Written request
Look for the string "with" and copy every line that has it.

◆ ◆ ◆ ◆

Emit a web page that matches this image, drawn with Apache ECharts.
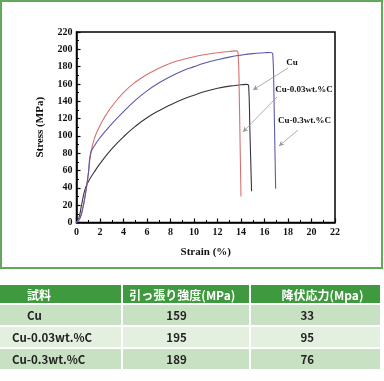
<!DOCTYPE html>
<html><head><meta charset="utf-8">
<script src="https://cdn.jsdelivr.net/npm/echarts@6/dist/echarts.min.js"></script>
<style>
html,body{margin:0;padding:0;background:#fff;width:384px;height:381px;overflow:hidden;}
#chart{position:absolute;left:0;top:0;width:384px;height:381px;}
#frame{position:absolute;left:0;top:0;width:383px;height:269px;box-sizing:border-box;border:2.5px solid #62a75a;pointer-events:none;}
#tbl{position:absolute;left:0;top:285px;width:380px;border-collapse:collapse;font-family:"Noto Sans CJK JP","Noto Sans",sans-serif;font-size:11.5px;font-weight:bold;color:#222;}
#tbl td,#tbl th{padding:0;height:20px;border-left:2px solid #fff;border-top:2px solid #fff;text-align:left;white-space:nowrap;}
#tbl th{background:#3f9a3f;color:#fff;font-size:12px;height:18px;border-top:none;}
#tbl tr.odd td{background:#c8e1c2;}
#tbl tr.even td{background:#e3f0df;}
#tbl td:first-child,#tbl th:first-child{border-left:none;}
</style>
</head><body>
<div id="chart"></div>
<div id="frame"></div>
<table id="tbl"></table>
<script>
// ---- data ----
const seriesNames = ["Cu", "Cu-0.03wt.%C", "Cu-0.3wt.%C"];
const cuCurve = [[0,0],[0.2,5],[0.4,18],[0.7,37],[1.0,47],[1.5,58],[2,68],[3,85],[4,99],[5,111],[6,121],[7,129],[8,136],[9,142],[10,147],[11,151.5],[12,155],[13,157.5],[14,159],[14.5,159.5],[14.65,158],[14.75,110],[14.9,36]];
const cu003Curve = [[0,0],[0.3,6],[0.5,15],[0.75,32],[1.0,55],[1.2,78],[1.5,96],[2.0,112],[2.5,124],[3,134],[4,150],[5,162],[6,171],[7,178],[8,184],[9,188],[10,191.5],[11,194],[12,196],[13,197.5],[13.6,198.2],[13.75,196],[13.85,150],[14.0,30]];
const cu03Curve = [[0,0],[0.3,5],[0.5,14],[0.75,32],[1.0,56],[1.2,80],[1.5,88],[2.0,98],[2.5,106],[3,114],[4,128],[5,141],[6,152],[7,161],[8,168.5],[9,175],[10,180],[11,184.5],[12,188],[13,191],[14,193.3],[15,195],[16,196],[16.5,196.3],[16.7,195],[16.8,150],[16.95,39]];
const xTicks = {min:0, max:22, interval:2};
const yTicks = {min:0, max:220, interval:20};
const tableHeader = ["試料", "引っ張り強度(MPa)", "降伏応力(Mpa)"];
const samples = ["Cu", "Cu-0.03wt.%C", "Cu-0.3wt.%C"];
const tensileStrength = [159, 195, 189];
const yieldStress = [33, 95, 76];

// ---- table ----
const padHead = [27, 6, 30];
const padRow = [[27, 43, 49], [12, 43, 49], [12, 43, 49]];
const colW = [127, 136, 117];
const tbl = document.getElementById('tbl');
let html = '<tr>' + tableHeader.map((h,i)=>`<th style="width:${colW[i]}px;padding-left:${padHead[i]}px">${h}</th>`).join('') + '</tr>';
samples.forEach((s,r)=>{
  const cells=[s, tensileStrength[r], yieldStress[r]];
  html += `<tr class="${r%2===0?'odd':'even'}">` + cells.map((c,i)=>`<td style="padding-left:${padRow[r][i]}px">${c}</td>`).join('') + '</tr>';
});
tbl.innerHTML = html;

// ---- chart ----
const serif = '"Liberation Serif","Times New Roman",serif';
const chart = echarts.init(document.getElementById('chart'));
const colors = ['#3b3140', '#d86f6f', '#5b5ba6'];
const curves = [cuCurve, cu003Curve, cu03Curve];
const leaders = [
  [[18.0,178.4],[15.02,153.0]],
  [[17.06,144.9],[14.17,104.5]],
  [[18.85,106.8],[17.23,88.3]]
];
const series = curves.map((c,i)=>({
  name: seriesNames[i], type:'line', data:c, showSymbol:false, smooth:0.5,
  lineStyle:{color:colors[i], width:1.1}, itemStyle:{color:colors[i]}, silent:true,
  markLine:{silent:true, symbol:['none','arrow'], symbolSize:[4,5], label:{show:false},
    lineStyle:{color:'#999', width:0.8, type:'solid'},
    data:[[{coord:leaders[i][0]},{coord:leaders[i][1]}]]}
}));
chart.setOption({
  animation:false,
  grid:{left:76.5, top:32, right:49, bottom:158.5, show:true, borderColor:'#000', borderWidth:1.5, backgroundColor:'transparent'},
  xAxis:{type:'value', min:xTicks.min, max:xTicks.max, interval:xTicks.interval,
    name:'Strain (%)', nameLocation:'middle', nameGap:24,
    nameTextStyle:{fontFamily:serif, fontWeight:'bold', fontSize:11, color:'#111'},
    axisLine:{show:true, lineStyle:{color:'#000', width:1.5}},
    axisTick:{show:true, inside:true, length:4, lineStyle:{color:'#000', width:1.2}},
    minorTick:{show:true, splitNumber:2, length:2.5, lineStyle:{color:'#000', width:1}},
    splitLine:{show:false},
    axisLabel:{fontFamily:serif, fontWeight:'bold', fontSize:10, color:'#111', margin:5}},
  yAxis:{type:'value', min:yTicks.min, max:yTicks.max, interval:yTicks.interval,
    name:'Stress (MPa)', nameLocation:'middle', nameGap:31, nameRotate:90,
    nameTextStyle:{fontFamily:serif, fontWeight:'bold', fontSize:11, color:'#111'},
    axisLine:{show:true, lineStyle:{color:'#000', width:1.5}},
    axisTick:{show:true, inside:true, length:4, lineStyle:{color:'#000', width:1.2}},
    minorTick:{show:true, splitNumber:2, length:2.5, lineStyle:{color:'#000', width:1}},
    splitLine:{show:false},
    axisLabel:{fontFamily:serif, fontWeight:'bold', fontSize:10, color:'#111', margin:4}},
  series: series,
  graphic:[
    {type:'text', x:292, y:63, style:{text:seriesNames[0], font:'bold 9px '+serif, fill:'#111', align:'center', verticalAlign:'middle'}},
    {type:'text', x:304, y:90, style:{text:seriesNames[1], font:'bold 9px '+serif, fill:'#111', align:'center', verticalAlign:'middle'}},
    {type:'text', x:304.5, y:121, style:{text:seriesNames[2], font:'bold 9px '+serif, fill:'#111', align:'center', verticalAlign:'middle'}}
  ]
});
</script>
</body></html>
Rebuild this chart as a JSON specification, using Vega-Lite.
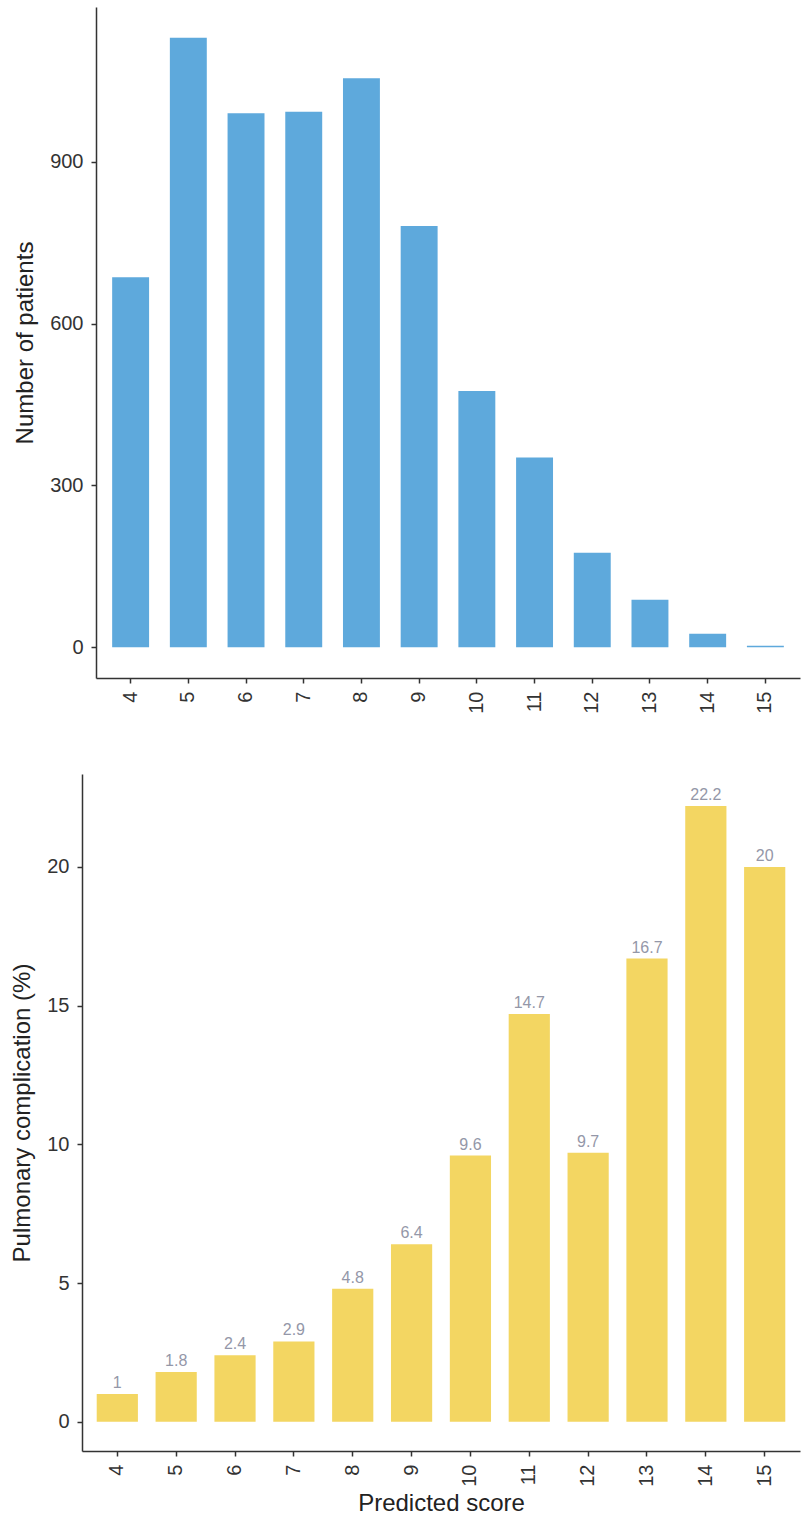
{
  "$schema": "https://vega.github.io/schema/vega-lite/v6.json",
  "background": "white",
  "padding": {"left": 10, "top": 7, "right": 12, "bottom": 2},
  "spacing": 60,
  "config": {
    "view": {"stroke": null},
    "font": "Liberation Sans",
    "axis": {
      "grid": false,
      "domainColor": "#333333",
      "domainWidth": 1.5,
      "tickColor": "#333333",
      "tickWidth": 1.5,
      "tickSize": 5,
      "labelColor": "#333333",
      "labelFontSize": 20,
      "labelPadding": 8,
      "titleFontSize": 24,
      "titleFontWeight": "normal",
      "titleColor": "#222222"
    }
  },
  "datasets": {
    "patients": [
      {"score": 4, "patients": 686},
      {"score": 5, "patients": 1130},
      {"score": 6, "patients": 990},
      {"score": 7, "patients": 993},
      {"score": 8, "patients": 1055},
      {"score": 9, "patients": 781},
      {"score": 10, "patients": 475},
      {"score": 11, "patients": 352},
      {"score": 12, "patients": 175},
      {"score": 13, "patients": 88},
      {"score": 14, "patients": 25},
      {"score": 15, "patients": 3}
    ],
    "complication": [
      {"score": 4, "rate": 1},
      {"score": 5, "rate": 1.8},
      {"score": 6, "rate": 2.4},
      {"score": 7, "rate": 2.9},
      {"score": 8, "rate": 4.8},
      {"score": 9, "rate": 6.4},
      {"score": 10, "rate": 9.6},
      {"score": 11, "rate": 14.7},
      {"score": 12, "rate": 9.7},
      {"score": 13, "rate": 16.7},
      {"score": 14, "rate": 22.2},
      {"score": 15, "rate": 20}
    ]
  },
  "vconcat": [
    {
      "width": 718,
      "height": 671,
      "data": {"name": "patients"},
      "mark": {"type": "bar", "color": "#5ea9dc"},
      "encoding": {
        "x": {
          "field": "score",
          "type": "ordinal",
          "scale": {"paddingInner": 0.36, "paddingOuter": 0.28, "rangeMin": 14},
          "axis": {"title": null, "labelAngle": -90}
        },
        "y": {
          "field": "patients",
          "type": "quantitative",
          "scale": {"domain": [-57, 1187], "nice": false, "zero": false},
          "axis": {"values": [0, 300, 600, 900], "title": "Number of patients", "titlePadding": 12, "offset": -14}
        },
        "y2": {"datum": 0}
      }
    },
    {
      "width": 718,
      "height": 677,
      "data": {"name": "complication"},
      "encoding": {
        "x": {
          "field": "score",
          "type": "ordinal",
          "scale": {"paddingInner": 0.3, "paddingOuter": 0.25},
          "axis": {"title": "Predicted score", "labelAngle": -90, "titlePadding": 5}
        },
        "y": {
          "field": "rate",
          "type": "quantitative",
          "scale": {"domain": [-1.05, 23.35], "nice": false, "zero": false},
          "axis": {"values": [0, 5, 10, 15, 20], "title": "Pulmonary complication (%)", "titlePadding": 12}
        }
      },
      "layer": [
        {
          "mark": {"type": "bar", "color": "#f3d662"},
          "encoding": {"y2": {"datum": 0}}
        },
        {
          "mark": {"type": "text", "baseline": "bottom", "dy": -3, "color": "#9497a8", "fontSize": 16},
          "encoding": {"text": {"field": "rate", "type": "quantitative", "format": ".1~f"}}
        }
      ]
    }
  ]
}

◆ ◆ ◆ ◆

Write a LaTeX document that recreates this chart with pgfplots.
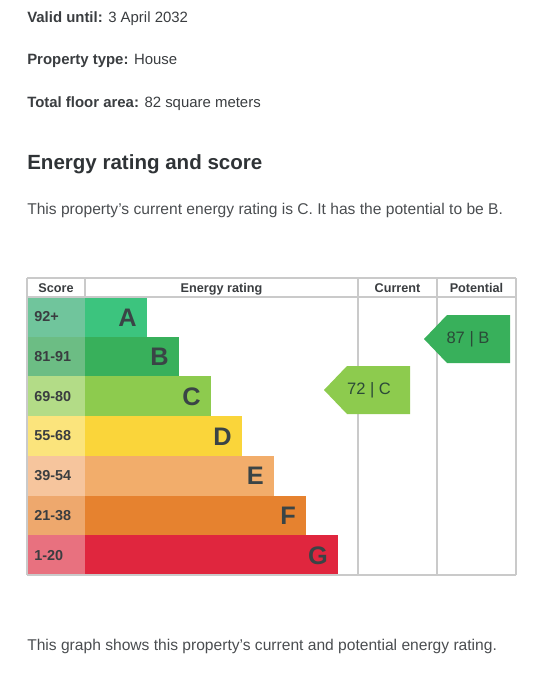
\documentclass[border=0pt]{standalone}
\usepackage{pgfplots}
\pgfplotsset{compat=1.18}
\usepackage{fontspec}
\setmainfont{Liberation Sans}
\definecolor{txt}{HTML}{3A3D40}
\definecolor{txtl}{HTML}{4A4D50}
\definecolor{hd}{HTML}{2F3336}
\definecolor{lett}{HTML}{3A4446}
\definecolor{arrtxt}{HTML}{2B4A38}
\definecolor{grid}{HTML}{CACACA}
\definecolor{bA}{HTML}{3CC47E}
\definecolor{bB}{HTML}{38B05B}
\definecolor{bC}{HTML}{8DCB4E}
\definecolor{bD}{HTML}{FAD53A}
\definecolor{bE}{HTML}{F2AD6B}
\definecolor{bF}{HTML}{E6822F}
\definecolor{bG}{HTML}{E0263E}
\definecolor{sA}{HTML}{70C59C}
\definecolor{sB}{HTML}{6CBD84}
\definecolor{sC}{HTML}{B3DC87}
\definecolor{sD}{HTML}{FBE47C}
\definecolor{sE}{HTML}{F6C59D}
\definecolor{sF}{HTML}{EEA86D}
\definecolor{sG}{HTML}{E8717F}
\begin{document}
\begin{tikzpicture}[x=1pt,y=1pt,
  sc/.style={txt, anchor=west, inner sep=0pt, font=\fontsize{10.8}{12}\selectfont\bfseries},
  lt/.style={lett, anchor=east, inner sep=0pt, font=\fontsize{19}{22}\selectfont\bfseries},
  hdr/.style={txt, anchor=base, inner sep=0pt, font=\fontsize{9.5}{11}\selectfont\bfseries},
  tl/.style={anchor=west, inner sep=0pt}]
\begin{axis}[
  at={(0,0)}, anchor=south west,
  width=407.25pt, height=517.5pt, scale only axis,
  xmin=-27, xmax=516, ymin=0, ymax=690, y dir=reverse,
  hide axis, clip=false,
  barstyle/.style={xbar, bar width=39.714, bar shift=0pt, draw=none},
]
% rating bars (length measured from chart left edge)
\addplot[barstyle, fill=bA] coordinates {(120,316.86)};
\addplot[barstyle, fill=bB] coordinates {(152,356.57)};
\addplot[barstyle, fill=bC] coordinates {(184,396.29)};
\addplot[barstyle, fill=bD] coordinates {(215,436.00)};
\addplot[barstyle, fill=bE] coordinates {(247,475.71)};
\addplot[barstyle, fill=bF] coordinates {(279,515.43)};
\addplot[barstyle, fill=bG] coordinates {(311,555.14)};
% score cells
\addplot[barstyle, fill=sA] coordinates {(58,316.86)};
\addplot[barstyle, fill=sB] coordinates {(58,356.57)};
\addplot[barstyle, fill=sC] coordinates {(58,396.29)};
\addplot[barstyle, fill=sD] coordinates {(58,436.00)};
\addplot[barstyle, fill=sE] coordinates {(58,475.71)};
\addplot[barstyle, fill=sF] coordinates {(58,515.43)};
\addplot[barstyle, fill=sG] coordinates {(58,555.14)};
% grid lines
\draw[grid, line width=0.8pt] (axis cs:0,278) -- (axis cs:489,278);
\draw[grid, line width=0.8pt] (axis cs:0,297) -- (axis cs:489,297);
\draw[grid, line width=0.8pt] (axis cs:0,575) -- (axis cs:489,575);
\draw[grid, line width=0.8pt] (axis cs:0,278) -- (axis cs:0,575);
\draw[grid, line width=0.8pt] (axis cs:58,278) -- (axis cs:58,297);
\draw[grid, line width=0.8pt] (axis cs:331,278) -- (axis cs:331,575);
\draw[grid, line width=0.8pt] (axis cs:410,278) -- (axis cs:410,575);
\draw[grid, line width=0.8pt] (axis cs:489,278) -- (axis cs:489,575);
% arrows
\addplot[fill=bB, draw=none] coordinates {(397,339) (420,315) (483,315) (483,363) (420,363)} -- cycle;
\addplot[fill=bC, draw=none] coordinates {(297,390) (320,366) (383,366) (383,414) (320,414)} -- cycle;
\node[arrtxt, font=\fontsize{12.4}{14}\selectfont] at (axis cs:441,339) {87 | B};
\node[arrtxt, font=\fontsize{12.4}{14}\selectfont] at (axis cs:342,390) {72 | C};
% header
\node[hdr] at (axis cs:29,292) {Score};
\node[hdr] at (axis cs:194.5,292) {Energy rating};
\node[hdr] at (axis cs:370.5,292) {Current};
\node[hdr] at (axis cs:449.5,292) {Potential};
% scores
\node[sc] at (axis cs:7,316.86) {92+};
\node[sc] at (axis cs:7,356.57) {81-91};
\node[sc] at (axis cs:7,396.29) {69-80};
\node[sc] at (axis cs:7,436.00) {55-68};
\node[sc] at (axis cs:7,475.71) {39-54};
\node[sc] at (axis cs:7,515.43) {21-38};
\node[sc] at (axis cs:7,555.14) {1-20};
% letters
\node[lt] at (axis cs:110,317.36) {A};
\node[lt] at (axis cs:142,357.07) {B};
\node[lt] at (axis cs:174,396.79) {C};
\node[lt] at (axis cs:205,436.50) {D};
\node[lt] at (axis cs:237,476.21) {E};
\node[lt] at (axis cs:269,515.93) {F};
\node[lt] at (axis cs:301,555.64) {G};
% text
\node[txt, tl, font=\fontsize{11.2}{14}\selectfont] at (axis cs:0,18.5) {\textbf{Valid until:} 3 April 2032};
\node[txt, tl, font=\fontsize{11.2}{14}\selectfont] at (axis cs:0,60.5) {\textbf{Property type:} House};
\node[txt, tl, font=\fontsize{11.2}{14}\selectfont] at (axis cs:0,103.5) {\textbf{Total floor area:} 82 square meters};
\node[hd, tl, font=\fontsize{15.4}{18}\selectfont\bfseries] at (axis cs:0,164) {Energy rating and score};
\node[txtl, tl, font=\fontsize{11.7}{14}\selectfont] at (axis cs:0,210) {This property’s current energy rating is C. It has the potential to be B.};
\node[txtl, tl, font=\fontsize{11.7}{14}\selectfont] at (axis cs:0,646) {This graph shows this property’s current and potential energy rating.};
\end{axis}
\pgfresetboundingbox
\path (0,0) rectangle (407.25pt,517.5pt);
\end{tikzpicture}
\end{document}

◆ ◆ ◆ ◆

Reply
Emit a web page that matches this image, drawn with Apache ECharts.
Write a LaTeX document that recreates this chart with pgfplots.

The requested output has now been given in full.